### SUPPLIED DATA
________

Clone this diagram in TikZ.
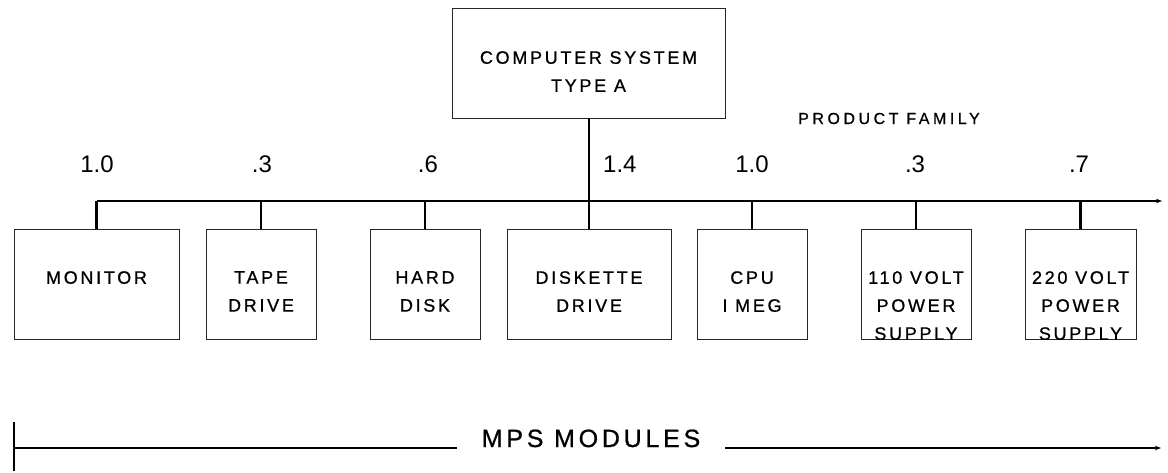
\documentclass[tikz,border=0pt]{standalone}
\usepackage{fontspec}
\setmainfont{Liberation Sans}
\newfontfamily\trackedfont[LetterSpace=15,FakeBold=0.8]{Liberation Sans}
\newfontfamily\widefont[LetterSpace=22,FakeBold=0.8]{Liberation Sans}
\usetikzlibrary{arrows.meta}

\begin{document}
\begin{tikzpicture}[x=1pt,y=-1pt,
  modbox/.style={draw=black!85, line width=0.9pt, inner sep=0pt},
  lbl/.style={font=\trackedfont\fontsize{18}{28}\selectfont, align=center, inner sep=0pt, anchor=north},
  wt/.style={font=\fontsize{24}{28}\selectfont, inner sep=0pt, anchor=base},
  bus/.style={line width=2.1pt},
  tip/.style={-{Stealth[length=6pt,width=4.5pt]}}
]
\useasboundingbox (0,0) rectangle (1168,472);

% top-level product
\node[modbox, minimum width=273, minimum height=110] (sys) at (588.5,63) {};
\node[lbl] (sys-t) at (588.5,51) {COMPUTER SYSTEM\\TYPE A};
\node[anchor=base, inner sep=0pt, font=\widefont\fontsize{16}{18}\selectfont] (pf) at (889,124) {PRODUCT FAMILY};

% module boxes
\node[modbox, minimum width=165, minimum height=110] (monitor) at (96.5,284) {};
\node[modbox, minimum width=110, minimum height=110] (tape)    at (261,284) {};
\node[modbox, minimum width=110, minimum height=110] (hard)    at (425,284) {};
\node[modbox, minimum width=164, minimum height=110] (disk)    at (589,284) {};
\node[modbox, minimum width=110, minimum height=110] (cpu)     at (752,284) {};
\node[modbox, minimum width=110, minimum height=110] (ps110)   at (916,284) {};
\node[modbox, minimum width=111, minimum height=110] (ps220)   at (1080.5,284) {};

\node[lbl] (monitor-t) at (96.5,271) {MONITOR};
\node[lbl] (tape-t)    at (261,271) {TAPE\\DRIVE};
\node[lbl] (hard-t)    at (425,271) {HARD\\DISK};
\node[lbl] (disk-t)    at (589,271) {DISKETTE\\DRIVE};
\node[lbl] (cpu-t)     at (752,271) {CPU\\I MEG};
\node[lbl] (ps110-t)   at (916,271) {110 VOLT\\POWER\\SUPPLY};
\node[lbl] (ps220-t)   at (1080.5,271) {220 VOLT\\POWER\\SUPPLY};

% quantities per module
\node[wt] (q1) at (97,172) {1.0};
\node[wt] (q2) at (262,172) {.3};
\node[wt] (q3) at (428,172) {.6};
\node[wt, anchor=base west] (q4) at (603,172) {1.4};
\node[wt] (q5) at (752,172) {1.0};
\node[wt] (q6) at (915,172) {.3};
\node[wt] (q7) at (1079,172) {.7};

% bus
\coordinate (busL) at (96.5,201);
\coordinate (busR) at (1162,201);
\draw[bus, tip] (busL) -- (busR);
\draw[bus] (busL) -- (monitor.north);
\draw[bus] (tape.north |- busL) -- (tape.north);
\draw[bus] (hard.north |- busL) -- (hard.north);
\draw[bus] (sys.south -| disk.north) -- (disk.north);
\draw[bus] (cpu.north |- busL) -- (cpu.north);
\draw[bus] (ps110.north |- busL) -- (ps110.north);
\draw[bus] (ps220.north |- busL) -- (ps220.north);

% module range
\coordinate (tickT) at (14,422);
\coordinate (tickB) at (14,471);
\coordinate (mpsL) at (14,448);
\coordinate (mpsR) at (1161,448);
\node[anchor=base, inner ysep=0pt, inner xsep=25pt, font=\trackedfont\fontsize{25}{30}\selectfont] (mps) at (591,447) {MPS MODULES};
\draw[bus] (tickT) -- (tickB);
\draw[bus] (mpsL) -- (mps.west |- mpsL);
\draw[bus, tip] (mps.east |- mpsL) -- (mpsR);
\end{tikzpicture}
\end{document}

________

### GOAL
Only lines belong in the copy: transcribe those from the start of the data through the line that contains "(0,0) rectangle (1168,472);", and skip the pictures.

### ANSWER FOR THE TASK
Clone this diagram in TikZ.
\documentclass[tikz,border=0pt]{standalone}
\usepackage{fontspec}
\setmainfont{Liberation Sans}
\newfontfamily\trackedfont[LetterSpace=15,FakeBold=0.8]{Liberation Sans}
\newfontfamily\widefont[LetterSpace=22,FakeBold=0.8]{Liberation Sans}
\usetikzlibrary{arrows.meta}

\begin{document}
\begin{tikzpicture}[x=1pt,y=-1pt,
  modbox/.style={draw=black!85, line width=0.9pt, inner sep=0pt},
  lbl/.style={font=\trackedfont\fontsize{18}{28}\selectfont, align=center, inner sep=0pt, anchor=north},
  wt/.style={font=\fontsize{24}{28}\selectfont, inner sep=0pt, anchor=base},
  bus/.style={line width=2.1pt},
  tip/.style={-{Stealth[length=6pt,width=4.5pt]}}
]
\useasboundingbox (0,0) rectangle (1168,472);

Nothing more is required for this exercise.